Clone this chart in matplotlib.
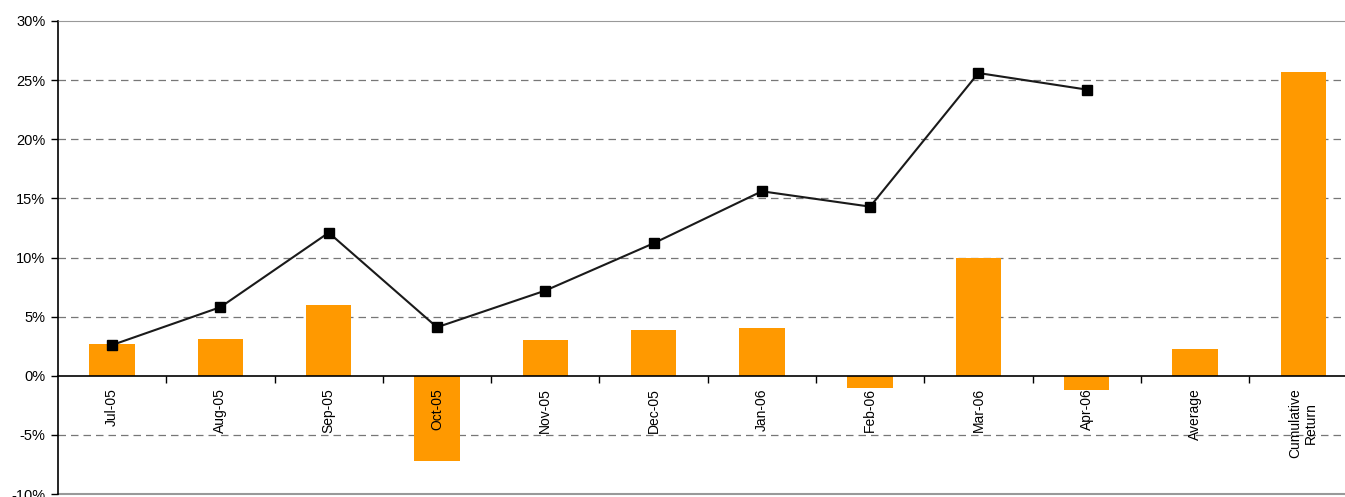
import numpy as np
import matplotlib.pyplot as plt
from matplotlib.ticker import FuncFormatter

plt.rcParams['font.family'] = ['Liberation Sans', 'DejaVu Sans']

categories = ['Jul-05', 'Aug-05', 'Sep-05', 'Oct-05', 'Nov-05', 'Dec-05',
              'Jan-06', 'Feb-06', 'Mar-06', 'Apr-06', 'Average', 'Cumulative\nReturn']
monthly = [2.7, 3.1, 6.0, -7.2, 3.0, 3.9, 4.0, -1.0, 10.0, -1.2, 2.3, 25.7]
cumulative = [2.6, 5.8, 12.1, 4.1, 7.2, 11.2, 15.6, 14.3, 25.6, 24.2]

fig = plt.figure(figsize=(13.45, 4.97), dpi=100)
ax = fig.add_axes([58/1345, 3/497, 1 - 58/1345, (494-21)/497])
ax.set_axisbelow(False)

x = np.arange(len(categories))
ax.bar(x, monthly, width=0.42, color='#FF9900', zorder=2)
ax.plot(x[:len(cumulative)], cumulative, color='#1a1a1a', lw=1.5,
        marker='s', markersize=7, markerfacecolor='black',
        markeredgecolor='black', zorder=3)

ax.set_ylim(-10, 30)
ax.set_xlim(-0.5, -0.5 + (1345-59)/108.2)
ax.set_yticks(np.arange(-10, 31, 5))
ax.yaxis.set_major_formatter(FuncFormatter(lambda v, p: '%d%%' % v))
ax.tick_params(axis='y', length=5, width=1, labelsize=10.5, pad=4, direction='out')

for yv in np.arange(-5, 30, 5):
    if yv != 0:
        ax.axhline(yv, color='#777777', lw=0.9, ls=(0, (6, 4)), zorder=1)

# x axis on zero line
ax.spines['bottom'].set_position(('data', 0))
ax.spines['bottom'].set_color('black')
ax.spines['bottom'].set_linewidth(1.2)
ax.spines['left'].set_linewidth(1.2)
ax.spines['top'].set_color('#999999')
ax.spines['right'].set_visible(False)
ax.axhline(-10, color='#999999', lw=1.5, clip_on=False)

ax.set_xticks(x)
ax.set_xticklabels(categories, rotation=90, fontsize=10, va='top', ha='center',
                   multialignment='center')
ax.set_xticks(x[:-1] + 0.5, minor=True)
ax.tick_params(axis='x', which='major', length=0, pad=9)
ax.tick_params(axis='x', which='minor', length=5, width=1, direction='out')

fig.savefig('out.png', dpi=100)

------------------------------------

What this task involves
Every line above should be returned word for word, with the pictures left behind.

Solution to this task
Clone this chart in matplotlib.
import numpy as np
import matplotlib.pyplot as plt
from matplotlib.ticker import FuncFormatter

plt.rcParams['font.family'] = ['Liberation Sans', 'DejaVu Sans']

categories = ['Jul-05', 'Aug-05', 'Sep-05', 'Oct-05', 'Nov-05', 'Dec-05',
              'Jan-06', 'Feb-06', 'Mar-06', 'Apr-06', 'Average', 'Cumulative\nReturn']
monthly = [2.7, 3.1, 6.0, -7.2, 3.0, 3.9, 4.0, -1.0, 10.0, -1.2, 2.3, 25.7]
cumulative = [2.6, 5.8, 12.1, 4.1, 7.2, 11.2, 15.6, 14.3, 25.6, 24.2]

fig = plt.figure(figsize=(13.45, 4.97), dpi=100)
ax = fig.add_axes([58/1345, 3/497, 1 - 58/1345, (494-21)/497])
ax.set_axisbelow(False)

x = np.arange(len(categories))
ax.bar(x, monthly, width=0.42, color='#FF9900', zorder=2)
ax.plot(x[:len(cumulative)], cumulative, color='#1a1a1a', lw=1.5,
        marker='s', markersize=7, markerfacecolor='black',
        markeredgecolor='black', zorder=3)

ax.set_ylim(-10, 30)
ax.set_xlim(-0.5, -0.5 + (1345-59)/108.2)
ax.set_yticks(np.arange(-10, 31, 5))
ax.yaxis.set_major_formatter(FuncFormatter(lambda v, p: '%d%%' % v))
ax.tick_params(axis='y', length=5, width=1, labelsize=10.5, pad=4, direction='out')

for yv in np.arange(-5, 30, 5):
    if yv != 0:
        ax.axhline(yv, color='#777777', lw=0.9, ls=(0, (6, 4)), zorder=1)

# x axis on zero line
ax.spines['bottom'].set_position(('data', 0))
ax.spines['bottom'].set_color('black')
ax.spines['bottom'].set_linewidth(1.2)
ax.spines['left'].set_linewidth(1.2)
ax.spines['top'].set_color('#999999')
ax.spines['right'].set_visible(False)
ax.axhline(-10, color='#999999', lw=1.5, clip_on=False)

ax.set_xticks(x)
ax.set_xticklabels(categories, rotation=90, fontsize=10, va='top', ha='center',
                   multialignment='center')
ax.set_xticks(x[:-1] + 0.5, minor=True)
ax.tick_params(axis='x', which='major', length=0, pad=9)
ax.tick_params(axis='x', which='minor', length=5, width=1, direction='out')

fig.savefig('out.png', dpi=100)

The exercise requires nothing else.